アプリケーション開発や運用の現場では、複数の環境を構築したいケースが多いでしょう。例えば、開発環境と本番環境を別々に準備したいことがあるはずです。Elastic Beanstalkでは、1つのアプリケーションに対して複数の環境構築が可能となっているため、このような要望を叶えられます。

複数の環境を構築したい場合は、最初に作成した「アプリケーション」から赤枠のボタンをクリックして、追加しなければなりません。

こちらのボタンをクリックすると、最初にアプリケーションと環境を作成したのと同様に「環境を設定」の画面に遷移します。同様の画面であるため操作方法は割愛しますが、こちらで「環境名」に区別できる名称を設定し、それ以外の情報は同じものとすることで、同じ内容の別環境を構築できるのです。同じアプリケーションの配下に、複数の環境を作成しておくことによって、同じアプリケーションであると理解しやすくなります。
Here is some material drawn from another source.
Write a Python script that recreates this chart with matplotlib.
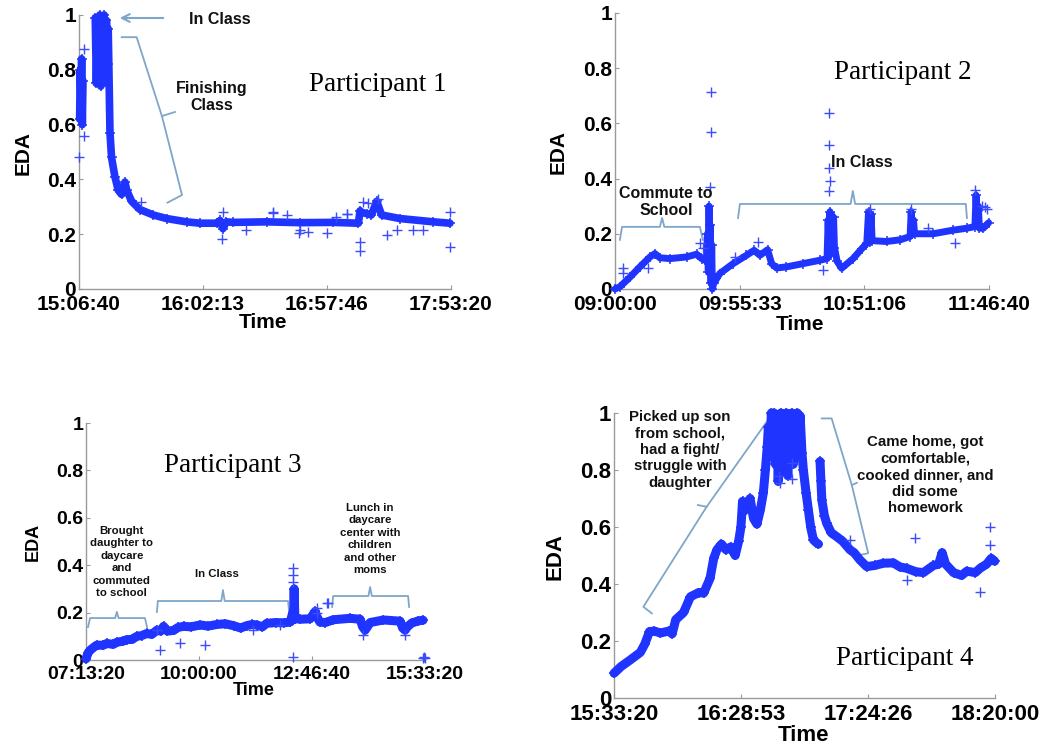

なお、同じ環境でバージョン違いのアプリケーションをビルド・デプロイしたい場合はあるでしょう。例えば、開発環境で1つ前のバージョンをビルドしたいことがあるはずです。この場合は、新しく環境を作成することも手段ではありますが「アプリケーションバージョン」からデプロイし直すこともできます。

同じアプリケーションを何度もアップロードすると無駄が生じるため、状況に応じてバージョン管理機能を利用すると良いでしょう。ただ、デプロイし直してしまうと既存の環境は廃棄され上書きされてしまいます。そのため「最新の開発環境と1つ前の開発環境を同時に利用して比較したい」との要望がある場合は、上記で触れたように新しく環境を準備しなければなりません。

設定ファイル(.ebextensions)の活用

ソースコードを含んだ圧縮ファイルの中には「.ebextensions」と呼ばれるものが含まれています。上記で示した画像の中にも、該当のフォルダーが含まれていることが見て取れるでしょう。こちらは、簡単に述べるとYAMLもしくはJSON形式で準備した設定ファイルを格納するフォルダです。デプロイにあたって定義したいことがあれば、こちらに含めておくことで自動的にロードしてもらえます。
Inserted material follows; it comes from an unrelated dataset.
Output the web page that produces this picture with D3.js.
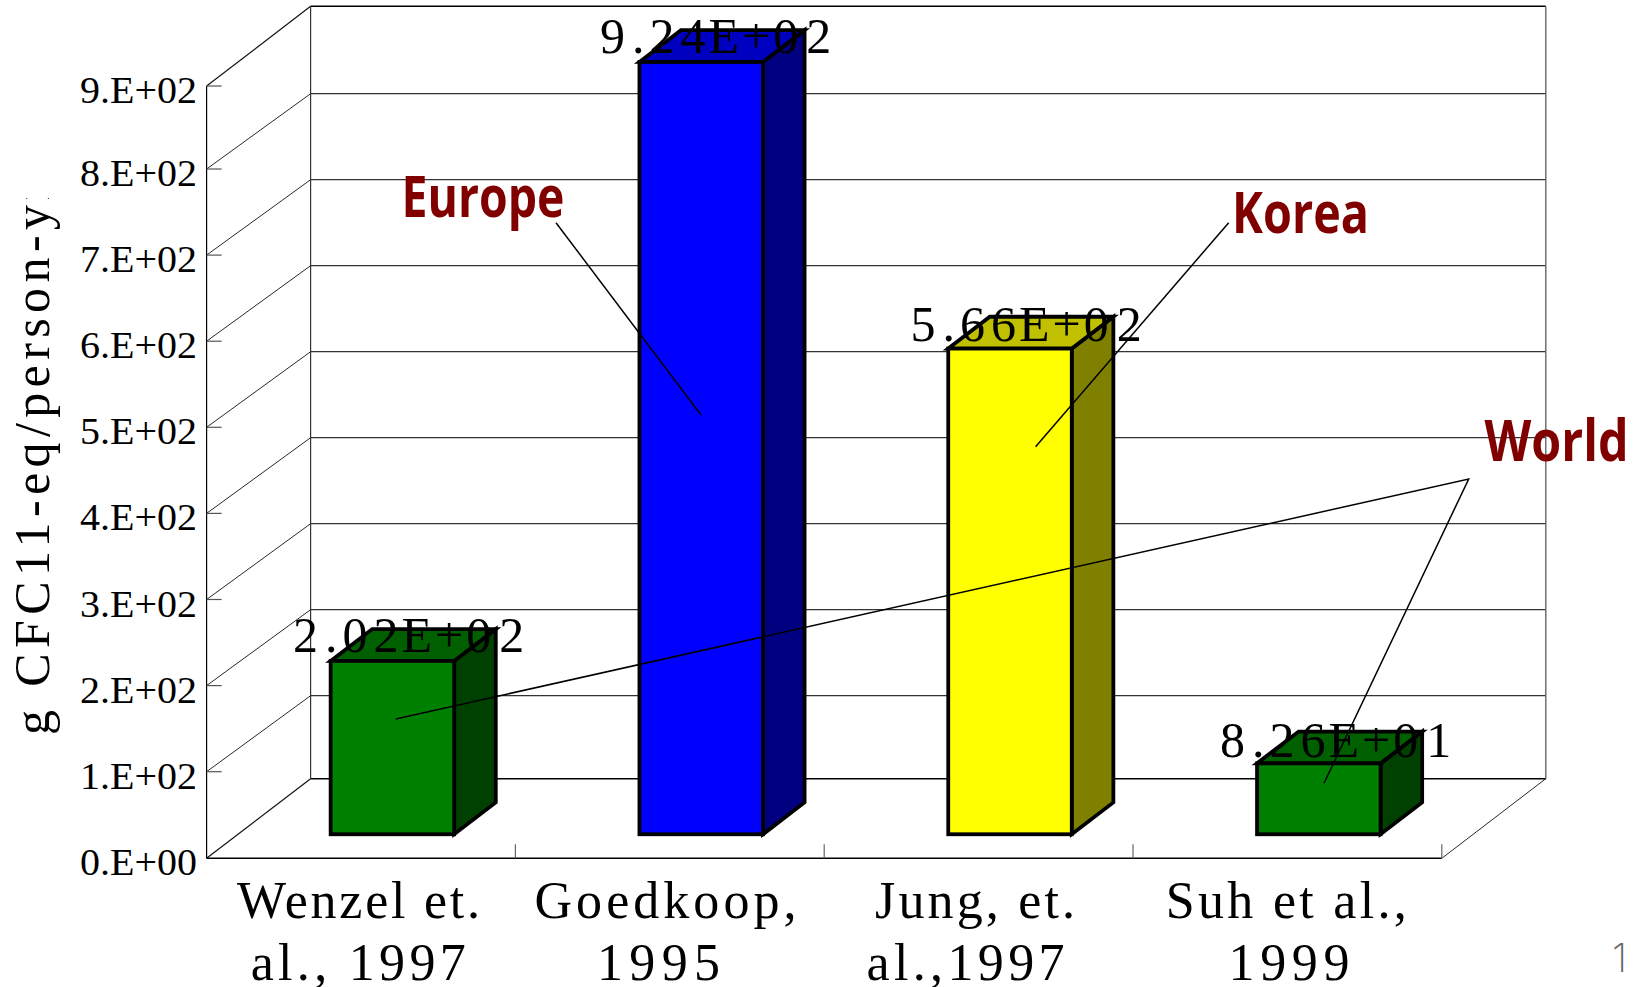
<!DOCTYPE html>
<html>
<head>
<meta charset="utf-8">
<script src="https://cdn.jsdelivr.net/npm/d3@7"></script>
<style>
  html, body { margin: 0; padding: 0; background: #fff; }
  svg { display: block; }
</style>
</head>
<body>
<svg id="chart" width="1637" height="987"></svg>
<script>
// Studies compared and their reported per-person emissions
const categories = ["Wenzel et. al., 1997", "Goedkoop, 1995", "Jung, et. al.,1997", "Suh et al., 1999"];
const values = [202, 924, 566, 82.6];
const valueLabels = ["2.02E+02", "9.24E+02", "5.66E+02", "8.26E+01"];
const tickValues = [0, 100, 200, 300, 400, 500, 600, 700, 800, 900];
const tickLabels = ["0.E+00", "1.E+02", "2.E+02", "3.E+02", "4.E+02", "5.E+02", "6.E+02", "7.E+02", "8.E+02", "9.E+02"];
const categoryLines = [["Wenzel et.", "al., 1997"], ["Goedkoop,", "1995"], ["Jung, et.", "al.,1997"], ["Suh et al.,", "1999"]];
const categoryLeft = [[237, 250.7], [534.5, 597], [875, 866.5], [1165.8, 1228.5]];
const categoryWidths = [[243, 215], [262, 123], [200, 198], [241, 121]];
const frontColors = ["#008000", "#0000ff", "#ffff00", "#008000"];
const topColors = ["#006000", "#0000c0", "#c0c000", "#006000"];
const sideColors = ["#004000", "#000080", "#808000", "#004000"];

// Plot geometry: the front plane of the box and the depth vector to the back wall
const plot = { left: 206.6, right: 1441.8, top: 86, bottom: 858.3, depthX: 104, depthY: -79.6 };
const barDepth = { start: 0.302, extent: 0.4 };

const svg = d3.select("#chart");
// Bars use a straight value scale that stops at the top of the axis
const y = d3.scaleLinear().domain([0, 900]).range([plot.bottom, plot.top]).clamp(true);
// The tick marks and wall lines have slightly uneven end intervals
const frontY = d3.scaleLinear().domain([0, 100, 800, 900]).range([858.3, 771.7, 169, 86]);
const backY = d3.scaleLinear().domain([0, 100, 800, 900]).range([778.7, 695.7, 93.7, 6.3]);
const x = d3.scaleBand().domain(categories).range([plot.left, plot.right]).paddingInner(0.6).paddingOuter(0.3);
const serif = "'Liberation Serif', 'Times New Roman', serif";

const line = (g, x1, y1, x2, y2, stroke, width) =>
  g.append("line").attr("x1", x1).attr("y1", y1).attr("x2", x2).attr("y2", y2)
    .attr("stroke", stroke).attr("stroke-width", width);

// Back wall, side wall and floor of the box
const walls = svg.append("g");
const dx = plot.depthX, dy = plot.depthY;
tickValues.forEach(v => {
  const thick = v === 0 || v === 900;
  line(walls, plot.left + dx, backY(v), plot.right + dx, backY(v), thick ? "#000" : "#333", thick ? 1.6 : 1.2);
  line(walls, plot.left, frontY(v), plot.left + dx, backY(v), "#111", thick ? 1.2 : 0.9);
});
line(walls, plot.left + dx, backY(900), plot.left + dx, backY(0), "#333", 1.2);
line(walls, plot.right + dx, backY(900), plot.right + dx, backY(0), "#666", 1.4);
line(walls, plot.right, frontY(0), plot.right + dx, backY(0), "#111", 0.9);

// Value axis
const yAxis = svg.append("g");
line(yAxis, plot.left, frontY(900), plot.left, frontY(0), "#000", 1.2);
tickValues.forEach((v, i) => {
  if (v > 0) line(yAxis, plot.left, frontY(v), plot.left + 15, frontY(v), "#555", 1.2);
  yAxis.append("text")
    .attr("x", 80).attr("y", frontY(v) + 17)
    .attr("textLength", 117).attr("lengthAdjust", "spacingAndGlyphs")
    .attr("font-family", serif).attr("font-size", 38).attr("fill", "#000")
    .text(tickLabels[i]);
});

// Category axis
const xAxis = svg.append("g");
line(xAxis, plot.left, frontY(0), plot.right, frontY(0), "#000", 1.4);
const step = x.step();
d3.range(1, categories.length + 1).forEach(k => {
  const xx = plot.left + step * k;
  line(xAxis, xx, frontY(0), xx, frontY(0) - 14, "#666", 1.2);
});
categoryLines.forEach((rows, i) => {
  rows.forEach((row, j) => {
    xAxis.append("text")
      .attr("x", categoryLeft[i][j]).attr("y", j === 0 ? 917.5 : 980)
      .attr("textLength", categoryWidths[i][j]).attr("lengthAdjust", "spacing")
      .attr("font-family", serif).attr("font-size", 52).attr("fill", "#000")
      .text(row);
  });
});

// Bars drawn as front, top and side faces, standing inside the box
const bars = svg.append("g").attr("stroke", "#000").attr("stroke-width", 3.8).attr("stroke-linejoin", "miter");
categories.forEach((c, i) => {
  const d0 = barDepth.start;
  const x0 = x(c) + dx * d0, x1 = x0 + x.bandwidth();
  const base = y(0) + dy * d0, top = y(values[i]) + dy * d0;
  const ox = dx * barDepth.extent, oy = dy * barDepth.extent;
  const poly = pts => pts.map(p => p.join(",")).join(" ");
  bars.append("polygon").attr("fill", sideColors[i])
    .attr("points", poly([[x1, top], [x1 + ox, top + oy], [x1 + ox, base + oy], [x1, base]]));
  bars.append("polygon").attr("fill", topColors[i])
    .attr("points", poly([[x0, top], [x0 + ox, top + oy], [x1 + ox, top + oy], [x1, top]]));
  bars.append("rect").attr("fill", frontColors[i])
    .attr("x", x0).attr("y", top).attr("width", x.bandwidth()).attr("height", base - top);
});

// Value labels sitting over the top of each bar, with uneven character gaps
const valueText = svg.append("g");
const labelLeft = [293, 600, 910.5, 1220];
const labelBaseline = [652, 53.3, 340.7, 756.7];
const labelGaps = "0 7 5 6 3 3 3 8";
valueLabels.forEach((t, i) => {
  valueText.append("text")
    .attr("x", labelLeft[i]).attr("y", labelBaseline[i])
    .attr("dx", labelGaps)
    .attr("font-family", serif).attr("font-size", 50).attr("fill", "#000")
    .text(t);
});

// Value axis title, cut off by its own frame at the top
const defs = svg.append("defs");
defs.append("clipPath").attr("id", "titleClip").append("rect")
  .attr("x", 0).attr("y", 198).attr("width", 90).attr("height", 560);
svg.append("g").attr("clip-path", "url(#titleClip)").append("text")
  .attr("transform", "translate(48.5,735) rotate(-90)")
  .attr("textLength", 552).attr("lengthAdjust", "spacing")
  .attr("font-family", serif).attr("font-size", 50).attr("fill", "#000")
  .text("g CFC11-eq/person-yr");

// Region callouts with their leader lines
const callouts = svg.append("g");
const regionNames = ["Europe", "Korea", "World"];
const regionLeft = [401.5, 1232, 1484.5];
const regionWidth = [163, 137, 144];
const regionBaseline = [217.3, 233.3, 460.7];
regionNames.forEach((t, i) => {
  callouts.append("text")
    .attr("x", regionLeft[i]).attr("y", regionBaseline[i])
    .attr("textLength", regionWidth[i]).attr("lengthAdjust", "spacingAndGlyphs")
    .attr("font-family", "'Open Sans', 'Noto Sans', sans-serif").attr("font-weight", 700)
    .attr("font-size", 57).attr("fill", "#800000")
    .text(t);
});
const leaders = [
  [[556, 222.7], [701, 415]],
  [[1228.7, 222.7], [1035.6, 446.8]],
  [[395.7, 719], [1468.7, 479], [1324, 783.3]]
];
leaders.forEach(pts => {
  callouts.append("path").attr("fill", "none").attr("stroke", "#000").attr("stroke-width", 1.5)
    .attr("d", d3.line()(pts));
});

// Slide number at the lower right
svg.append("text")
  .attr("x", 1612).attr("y", 972)
  .attr("font-family", "Inter, 'Liberation Sans', sans-serif").attr("font-weight", 200)
  .attr("font-size", 40).attr("fill", "#666")
  .text("1");
</script>
</body>
</html>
なお、設定できるオプション値については、複雑であるためここで全ては解説できません。AWSの公式サイトに、概要が解説されているため、それを参照して活用するようにしてください。

https://docs.aws.amazon.com/ja_jp/elasticbeanstalk/latest/dg/ebextensions.html

まとめ

Elastic Beanstalkは、AWSにWebアプリケーションの環境を簡単にデプロイするものです。今回はサーバー構築のみを解説しましたが、事前に設定しておけばデータベースの活用もできます。本来は、ネットワークの設定やセキュリティグループの修正など、多くの事前準備が必要ですが、これらを自動的に処理してくれるのです。開発効率を大きく高められるものであるため、是非とも活用してみてください。